Experiencing Capitalism

Posted on October 15, 2019


Don’t worry, this is not a piece about capitalists and socialists. You are bombarded enough with those pieces by both politicians and journalists who all claim to have the final say on the truth.

I have been an academic, a professor all my working life, except for a couple of years in the Navy which had nothing to do with capitalism, socialism, progressivism, dictators or democrats. I “professed” history since that was my field, not chemistry, math, philosophy or the dozens of other fields in university life.

Like millions of other teachers, from K-12 through colleges and universities, I find/found teaching very fulfilling. At the college and university level, however, one is expected to do more than teach. One is expected to research in your field and advance the state of knowledge.

All teachers of course get paid for their work, but at the university level you are also rewarded for your research. While, for most of us, I tend to believe our rewards are our students, at the research tier universities, you have the added responsibility of research.

The rewards of the system come in the form of tenure, promotions and raises. On the other hand, for what we usually produce, let’s say academic articles and books, there is little remuneration for our efforts. In other words, we aren’t paid for our research.

Occasionally a scientist on the faculty at some place like the University of Florida will invent Gatorade and it’s off to the races on money-making. But those are rare instances, and I heard that the Univ. of Florida gets most of the profits since the scientist was on their faculty and their time.

Now, in my field, I’ll write an academic book for a press like Cambridge University Press or the University of Alabama Press and they may print a few hundred copies and if we sell 100 in a ten-year period, we can have a Diet Coke and celebrate.

Little money changes hands although I have received royalty checks now and then which can usually be exchanged for a quick trip to Publix, or, better, the Pig. Your research is a contribution to the general expansion of knowledge, from poets to physicists, each producing for the edification of our culture and science. Some who write textbooks can actually make a few bucks and make two trips to Publix.

Recently, however, I published two books with self-publishers, or publishers for hire. These are publishers the writer pays to publish their manuscript. People in the past who paid to have their manuscripts published were considered beyond the pale of respectability, selling out to “vanity” presses.
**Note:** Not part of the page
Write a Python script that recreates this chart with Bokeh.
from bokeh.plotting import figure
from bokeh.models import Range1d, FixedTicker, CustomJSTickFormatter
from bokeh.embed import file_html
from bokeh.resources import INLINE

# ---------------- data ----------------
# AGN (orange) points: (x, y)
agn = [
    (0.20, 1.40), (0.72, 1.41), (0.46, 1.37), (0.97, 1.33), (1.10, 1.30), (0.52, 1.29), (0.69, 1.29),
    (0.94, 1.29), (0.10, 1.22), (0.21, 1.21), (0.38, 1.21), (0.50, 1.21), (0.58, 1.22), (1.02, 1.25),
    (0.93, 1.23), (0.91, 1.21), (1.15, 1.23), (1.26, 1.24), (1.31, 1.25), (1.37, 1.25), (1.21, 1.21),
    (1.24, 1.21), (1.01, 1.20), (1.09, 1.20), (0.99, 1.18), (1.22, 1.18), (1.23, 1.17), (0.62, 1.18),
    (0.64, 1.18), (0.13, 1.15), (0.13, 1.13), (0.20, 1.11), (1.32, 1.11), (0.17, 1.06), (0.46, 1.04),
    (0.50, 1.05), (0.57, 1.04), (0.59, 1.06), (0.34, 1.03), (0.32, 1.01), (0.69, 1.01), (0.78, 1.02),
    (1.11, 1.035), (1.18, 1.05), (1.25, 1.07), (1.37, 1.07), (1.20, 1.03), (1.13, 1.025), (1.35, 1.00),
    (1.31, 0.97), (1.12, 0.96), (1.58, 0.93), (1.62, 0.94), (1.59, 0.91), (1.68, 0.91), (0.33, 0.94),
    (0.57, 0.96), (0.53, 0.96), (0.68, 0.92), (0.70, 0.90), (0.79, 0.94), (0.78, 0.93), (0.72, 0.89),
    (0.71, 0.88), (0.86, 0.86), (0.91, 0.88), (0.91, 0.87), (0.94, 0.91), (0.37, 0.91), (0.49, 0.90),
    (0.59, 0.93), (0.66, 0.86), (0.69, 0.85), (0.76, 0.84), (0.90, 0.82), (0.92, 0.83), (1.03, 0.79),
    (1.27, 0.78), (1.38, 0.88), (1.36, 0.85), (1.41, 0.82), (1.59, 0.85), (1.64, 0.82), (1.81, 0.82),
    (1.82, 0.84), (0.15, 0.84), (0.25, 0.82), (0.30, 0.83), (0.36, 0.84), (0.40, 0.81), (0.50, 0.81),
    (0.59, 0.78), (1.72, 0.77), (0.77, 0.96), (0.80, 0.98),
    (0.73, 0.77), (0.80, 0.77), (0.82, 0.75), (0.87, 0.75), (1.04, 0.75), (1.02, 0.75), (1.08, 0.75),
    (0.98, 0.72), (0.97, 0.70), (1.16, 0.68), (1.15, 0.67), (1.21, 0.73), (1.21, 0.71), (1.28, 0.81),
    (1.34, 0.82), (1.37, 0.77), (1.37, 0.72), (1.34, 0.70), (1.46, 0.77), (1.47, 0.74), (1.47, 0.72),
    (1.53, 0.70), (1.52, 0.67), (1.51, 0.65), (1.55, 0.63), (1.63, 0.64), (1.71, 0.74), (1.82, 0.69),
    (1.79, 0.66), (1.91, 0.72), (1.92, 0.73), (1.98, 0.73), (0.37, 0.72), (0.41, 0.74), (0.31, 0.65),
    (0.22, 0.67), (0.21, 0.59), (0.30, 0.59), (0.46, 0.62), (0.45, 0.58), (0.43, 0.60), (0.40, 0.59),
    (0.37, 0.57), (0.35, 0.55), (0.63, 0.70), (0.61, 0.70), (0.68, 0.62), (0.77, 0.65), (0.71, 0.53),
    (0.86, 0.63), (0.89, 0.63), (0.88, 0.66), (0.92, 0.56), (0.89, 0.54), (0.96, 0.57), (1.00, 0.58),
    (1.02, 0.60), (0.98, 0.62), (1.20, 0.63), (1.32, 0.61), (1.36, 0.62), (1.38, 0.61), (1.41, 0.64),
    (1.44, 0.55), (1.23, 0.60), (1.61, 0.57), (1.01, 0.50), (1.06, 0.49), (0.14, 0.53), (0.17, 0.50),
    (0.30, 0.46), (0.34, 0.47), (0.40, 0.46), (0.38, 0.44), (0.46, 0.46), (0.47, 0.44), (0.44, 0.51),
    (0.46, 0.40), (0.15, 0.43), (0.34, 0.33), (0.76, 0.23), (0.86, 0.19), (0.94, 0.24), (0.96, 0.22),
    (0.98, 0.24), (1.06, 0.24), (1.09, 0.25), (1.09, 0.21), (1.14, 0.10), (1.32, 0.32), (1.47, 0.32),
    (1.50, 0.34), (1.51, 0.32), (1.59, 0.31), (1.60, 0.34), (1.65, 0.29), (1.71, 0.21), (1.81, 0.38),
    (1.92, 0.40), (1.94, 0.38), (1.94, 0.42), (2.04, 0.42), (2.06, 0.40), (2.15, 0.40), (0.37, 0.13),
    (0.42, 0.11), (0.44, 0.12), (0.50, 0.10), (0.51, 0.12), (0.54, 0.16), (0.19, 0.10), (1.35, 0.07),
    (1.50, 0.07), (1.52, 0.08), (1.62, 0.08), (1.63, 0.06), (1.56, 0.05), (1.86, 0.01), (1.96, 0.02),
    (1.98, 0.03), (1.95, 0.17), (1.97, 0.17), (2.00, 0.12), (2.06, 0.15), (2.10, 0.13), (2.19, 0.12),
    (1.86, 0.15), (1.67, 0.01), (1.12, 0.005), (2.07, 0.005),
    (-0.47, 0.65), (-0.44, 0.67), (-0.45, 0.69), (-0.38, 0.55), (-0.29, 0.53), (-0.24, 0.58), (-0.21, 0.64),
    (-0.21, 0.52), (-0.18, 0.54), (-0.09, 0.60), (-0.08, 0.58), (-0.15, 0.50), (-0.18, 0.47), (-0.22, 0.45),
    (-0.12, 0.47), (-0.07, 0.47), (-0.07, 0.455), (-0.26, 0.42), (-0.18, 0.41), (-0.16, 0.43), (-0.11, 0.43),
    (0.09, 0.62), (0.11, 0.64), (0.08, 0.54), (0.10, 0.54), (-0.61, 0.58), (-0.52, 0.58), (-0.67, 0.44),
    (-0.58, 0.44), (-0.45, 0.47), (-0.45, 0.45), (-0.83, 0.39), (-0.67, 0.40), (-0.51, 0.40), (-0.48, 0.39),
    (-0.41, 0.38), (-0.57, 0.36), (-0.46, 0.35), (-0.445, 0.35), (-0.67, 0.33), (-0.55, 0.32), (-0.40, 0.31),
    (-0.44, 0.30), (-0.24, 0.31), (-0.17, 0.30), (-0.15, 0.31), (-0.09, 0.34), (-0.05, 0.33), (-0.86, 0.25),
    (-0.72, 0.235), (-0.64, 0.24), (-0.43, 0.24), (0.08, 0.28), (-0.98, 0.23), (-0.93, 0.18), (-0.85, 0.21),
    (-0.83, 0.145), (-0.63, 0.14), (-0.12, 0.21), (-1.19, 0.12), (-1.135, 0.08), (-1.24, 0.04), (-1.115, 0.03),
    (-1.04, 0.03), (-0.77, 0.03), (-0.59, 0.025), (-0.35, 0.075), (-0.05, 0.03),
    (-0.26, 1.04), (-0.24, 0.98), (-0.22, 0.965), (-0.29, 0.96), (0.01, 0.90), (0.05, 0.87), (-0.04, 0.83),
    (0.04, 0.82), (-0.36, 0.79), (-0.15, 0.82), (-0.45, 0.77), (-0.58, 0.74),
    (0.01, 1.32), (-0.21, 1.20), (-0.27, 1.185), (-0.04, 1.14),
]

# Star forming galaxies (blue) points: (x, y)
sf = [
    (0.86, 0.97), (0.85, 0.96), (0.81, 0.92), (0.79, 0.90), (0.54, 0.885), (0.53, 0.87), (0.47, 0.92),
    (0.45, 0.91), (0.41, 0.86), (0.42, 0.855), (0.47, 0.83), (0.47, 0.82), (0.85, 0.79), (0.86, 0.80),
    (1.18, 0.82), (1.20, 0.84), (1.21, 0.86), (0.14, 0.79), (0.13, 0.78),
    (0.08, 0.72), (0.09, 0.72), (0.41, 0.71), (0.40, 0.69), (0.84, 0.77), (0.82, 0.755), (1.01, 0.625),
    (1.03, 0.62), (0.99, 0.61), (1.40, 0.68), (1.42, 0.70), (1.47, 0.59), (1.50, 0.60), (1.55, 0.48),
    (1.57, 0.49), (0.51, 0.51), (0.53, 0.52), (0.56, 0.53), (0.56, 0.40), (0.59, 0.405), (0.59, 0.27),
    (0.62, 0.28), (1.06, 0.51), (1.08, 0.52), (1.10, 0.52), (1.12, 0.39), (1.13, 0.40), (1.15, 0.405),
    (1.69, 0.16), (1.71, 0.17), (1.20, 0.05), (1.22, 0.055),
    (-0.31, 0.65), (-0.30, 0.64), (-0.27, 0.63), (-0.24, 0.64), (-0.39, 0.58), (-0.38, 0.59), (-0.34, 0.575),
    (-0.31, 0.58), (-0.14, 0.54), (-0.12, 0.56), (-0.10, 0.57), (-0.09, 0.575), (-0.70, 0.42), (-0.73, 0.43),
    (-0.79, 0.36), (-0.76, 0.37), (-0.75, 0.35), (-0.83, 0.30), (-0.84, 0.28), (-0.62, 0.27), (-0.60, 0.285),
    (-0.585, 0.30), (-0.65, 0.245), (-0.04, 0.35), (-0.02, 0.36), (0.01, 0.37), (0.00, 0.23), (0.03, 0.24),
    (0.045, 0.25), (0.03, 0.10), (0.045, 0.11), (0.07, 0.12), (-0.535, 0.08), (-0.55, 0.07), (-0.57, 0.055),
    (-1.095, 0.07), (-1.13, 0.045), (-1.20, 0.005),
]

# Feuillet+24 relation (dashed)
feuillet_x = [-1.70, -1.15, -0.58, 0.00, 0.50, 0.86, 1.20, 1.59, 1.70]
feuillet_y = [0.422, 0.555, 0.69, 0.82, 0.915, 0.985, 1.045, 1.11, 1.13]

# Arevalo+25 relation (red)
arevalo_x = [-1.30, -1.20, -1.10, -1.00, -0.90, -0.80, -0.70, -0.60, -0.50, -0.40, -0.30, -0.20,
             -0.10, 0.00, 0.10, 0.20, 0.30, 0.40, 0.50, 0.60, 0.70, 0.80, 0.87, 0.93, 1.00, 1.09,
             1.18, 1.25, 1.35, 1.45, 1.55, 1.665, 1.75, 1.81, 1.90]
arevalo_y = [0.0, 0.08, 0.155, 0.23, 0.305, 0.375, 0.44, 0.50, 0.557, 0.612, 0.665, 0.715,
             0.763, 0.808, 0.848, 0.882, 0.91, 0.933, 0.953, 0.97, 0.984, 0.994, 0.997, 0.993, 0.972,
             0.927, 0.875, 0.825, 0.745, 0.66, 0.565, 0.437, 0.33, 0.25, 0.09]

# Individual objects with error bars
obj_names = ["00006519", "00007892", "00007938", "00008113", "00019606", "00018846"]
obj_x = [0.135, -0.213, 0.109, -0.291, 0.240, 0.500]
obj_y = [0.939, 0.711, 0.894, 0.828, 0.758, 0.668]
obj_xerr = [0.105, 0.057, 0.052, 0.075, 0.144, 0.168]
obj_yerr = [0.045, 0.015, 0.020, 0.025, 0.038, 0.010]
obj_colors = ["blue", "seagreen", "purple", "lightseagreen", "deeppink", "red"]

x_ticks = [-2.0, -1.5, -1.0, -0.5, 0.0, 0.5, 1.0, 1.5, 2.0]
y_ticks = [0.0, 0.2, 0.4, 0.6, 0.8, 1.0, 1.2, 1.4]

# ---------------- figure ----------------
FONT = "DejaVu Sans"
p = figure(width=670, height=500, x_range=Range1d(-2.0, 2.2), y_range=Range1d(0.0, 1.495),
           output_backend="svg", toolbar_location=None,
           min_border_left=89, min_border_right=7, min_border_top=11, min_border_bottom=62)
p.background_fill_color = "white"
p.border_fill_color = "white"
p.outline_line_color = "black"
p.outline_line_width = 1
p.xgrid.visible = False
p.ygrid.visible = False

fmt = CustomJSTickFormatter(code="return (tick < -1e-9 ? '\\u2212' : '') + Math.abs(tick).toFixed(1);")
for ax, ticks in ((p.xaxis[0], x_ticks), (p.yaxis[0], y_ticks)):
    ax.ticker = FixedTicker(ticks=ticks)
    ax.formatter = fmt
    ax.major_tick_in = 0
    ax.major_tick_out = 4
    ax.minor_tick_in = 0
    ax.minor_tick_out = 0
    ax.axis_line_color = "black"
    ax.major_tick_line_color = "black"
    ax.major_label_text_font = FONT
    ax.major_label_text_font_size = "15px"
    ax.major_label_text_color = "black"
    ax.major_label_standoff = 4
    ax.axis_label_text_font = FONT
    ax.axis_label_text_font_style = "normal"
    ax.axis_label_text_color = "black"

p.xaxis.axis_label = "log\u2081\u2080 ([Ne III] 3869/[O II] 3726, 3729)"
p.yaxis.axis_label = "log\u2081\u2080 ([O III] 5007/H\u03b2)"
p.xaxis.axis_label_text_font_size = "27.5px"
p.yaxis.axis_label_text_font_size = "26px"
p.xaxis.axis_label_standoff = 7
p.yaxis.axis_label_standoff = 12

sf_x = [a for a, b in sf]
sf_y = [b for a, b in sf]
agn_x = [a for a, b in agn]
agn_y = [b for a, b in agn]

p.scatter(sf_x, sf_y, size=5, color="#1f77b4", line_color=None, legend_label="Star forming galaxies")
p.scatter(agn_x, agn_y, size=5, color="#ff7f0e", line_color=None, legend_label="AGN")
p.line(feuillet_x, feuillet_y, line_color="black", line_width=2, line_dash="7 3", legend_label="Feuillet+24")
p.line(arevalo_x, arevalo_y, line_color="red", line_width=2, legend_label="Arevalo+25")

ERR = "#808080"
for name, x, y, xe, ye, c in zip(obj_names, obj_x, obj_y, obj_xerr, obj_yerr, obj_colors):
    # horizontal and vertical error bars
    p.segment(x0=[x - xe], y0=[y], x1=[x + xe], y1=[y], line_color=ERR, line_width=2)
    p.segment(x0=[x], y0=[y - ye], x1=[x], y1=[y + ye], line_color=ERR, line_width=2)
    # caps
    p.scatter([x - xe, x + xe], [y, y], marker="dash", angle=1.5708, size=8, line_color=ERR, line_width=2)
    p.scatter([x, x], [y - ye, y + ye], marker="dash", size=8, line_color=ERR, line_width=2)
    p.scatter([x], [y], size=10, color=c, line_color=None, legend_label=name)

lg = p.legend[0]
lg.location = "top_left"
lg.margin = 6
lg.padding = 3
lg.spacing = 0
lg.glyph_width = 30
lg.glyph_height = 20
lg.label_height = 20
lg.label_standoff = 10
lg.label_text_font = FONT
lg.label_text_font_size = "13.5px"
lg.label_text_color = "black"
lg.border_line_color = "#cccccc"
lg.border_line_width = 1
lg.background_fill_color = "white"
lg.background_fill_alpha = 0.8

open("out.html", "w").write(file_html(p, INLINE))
Such publications were not acceptable to committees making decisions on your tenure or promotions since these manuscripts were not vetted or reviewed in a rigorous fashion by the publisher before being accepted.
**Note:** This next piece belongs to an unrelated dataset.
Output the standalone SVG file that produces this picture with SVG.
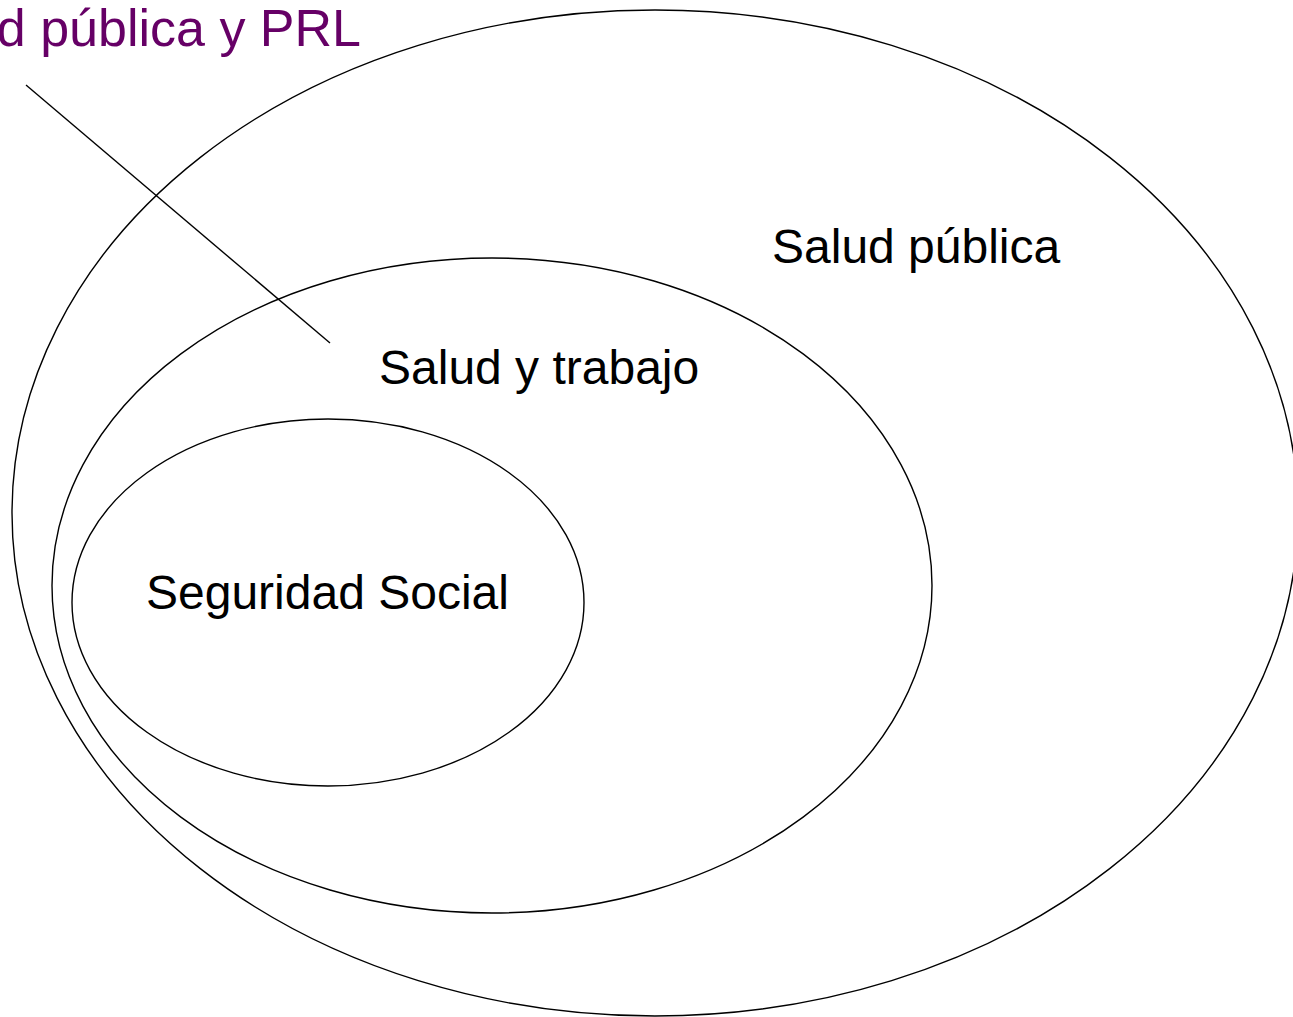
<svg xmlns="http://www.w3.org/2000/svg" width="1293" height="1017" viewBox="0 0 1293 1017">
<style>
.ring{fill:none;stroke:#000;stroke-width:1.4}
.lbl{font-family:"Liberation Sans",Arial,sans-serif;font-size:48px;fill:#000}
.title{font-family:"Liberation Sans",Arial,sans-serif;font-size:52px;fill:#660066}
</style>
<rect width="1293" height="1017" fill="#fff"/>
<g id="title"><text class="title" x="361" y="46" text-anchor="end">d pública y PRL</text></g>
<g id="salud-publica">
<ellipse class="ring" cx="655" cy="513" rx="643" ry="503"/>
<text class="lbl" x="772" y="263">Salud pública</text>
</g>
<g id="salud-trabajo">
<ellipse class="ring" cx="492" cy="585.5" rx="440" ry="327.5"/>
<text class="lbl" x="379" y="384">Salud y trabajo</text>
</g>
<g id="seguridad-social">
<ellipse class="ring" cx="328" cy="602.5" rx="256" ry="183.5"/>
<text class="lbl" x="146" y="609">Seguridad Social</text>
</g>
<g id="connectors">
<line x1="26" y1="85" x2="330" y2="343" stroke="#000" stroke-width="1.4"/>
</g>
</svg>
Now the challenge is if you have stepped out of the academic environment and written a novel, or perhaps packaged the best of your Op-eds in a book form. You may have good connections to recognized “legitimate” university or commercial presses for history books, but they’re not interested in your new-found talents.  You can send them your novel, but they will only sniff at it politely before returning it. If you have an agent, you have a better shot at getting published, but getting an agent is kind of like getting an appointment to chat with President Trump. You can substitute any other President if you like. This isn’t a political column.
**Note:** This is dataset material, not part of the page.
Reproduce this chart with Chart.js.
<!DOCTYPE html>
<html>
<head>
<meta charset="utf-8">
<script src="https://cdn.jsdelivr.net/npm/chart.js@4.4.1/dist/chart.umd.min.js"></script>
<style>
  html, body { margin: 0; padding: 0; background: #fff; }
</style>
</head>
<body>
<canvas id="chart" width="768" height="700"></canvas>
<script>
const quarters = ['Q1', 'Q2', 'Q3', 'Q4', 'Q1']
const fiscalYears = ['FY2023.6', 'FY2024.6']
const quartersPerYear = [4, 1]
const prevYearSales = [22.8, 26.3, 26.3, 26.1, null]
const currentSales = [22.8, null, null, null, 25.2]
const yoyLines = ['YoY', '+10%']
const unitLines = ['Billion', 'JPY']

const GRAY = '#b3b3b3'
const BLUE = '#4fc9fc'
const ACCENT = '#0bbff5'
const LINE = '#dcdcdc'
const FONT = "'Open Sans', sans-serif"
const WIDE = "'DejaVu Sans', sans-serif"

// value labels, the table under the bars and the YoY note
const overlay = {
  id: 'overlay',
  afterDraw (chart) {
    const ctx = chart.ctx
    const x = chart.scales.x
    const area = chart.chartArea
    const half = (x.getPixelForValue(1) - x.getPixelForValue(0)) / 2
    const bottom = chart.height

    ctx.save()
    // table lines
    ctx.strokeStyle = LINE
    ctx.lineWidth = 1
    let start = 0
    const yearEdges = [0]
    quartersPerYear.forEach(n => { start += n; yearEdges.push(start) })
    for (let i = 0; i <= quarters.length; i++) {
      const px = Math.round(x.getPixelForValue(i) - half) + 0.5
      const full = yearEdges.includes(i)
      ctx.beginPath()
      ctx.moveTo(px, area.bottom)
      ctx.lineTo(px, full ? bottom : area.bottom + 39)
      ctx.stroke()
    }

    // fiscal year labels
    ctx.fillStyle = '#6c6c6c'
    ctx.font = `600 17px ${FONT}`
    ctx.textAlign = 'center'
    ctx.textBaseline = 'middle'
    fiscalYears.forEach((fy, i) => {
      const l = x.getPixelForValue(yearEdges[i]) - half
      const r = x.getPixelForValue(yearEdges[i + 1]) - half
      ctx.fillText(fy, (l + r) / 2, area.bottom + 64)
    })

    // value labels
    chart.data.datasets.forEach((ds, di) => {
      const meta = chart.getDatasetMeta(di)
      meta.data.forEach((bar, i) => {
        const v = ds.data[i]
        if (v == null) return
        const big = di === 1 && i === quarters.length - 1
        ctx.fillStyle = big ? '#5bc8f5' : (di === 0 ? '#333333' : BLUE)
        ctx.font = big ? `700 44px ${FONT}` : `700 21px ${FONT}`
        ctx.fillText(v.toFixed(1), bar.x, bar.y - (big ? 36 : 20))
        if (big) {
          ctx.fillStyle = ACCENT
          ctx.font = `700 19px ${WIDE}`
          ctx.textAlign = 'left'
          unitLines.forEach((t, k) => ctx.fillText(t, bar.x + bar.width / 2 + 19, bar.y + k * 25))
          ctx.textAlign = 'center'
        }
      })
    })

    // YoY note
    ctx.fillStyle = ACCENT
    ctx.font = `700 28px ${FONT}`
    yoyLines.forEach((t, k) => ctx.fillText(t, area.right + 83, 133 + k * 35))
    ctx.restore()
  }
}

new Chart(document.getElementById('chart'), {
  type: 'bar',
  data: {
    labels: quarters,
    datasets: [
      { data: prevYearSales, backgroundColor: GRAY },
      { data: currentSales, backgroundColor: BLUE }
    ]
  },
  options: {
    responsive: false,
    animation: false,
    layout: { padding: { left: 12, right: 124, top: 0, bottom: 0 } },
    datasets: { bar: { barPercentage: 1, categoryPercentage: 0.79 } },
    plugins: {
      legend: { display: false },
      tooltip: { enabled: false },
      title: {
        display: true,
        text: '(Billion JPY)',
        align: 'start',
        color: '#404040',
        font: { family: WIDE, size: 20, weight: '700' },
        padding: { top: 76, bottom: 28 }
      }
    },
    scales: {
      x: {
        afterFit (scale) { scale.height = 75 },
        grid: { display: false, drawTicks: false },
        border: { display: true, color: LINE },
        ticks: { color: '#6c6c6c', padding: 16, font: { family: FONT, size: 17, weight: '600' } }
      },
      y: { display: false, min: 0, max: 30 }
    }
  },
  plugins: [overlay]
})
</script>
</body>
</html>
So, what to do? You have two books, one, a novel, mine is The Andean Cross, and two, a collection of the best of my Op-eds, Through My Christian Prism, and no traditional publisher. So, you turn capitalist. I’ll pay a publisher to do my book. They make money that way, and you hope to sell thousands and tens of thousands of copies and make money also.

Here are some lessons I learned. One, if you are going to be capitalist, you have to invest capital in your work and vision. Two, I was amazed at their professional savvy in producing first-rate products, and, three, I am now learning to sell my books, kind of like when I sold Fuller Brushes one summer while in college, door to door peddling my wares. You youngsters can Wikipedia Fuller Brush. One of the best stories floating around wannabe bestselling authors is about John Grisham’s first book which was rejected by scores of publishers and agents until he started selling it from the back of his car.

You can find both of my books at the usual online bookdealers like www.amazon.com  and www.barnesandnoble.com. You can find what readers have said so far on my blog www.laclayton.com and navigate to “New Books 2019.”

Let’s hear it for capitalism, especially when it delivers. But let’s also hear it for teaching which doesn’t raise money but does raise our children and pushes them into the world of knowledge that’s one of their tickets to a good life.

And if you see me some day with my can and doors open, stop by and buy a book.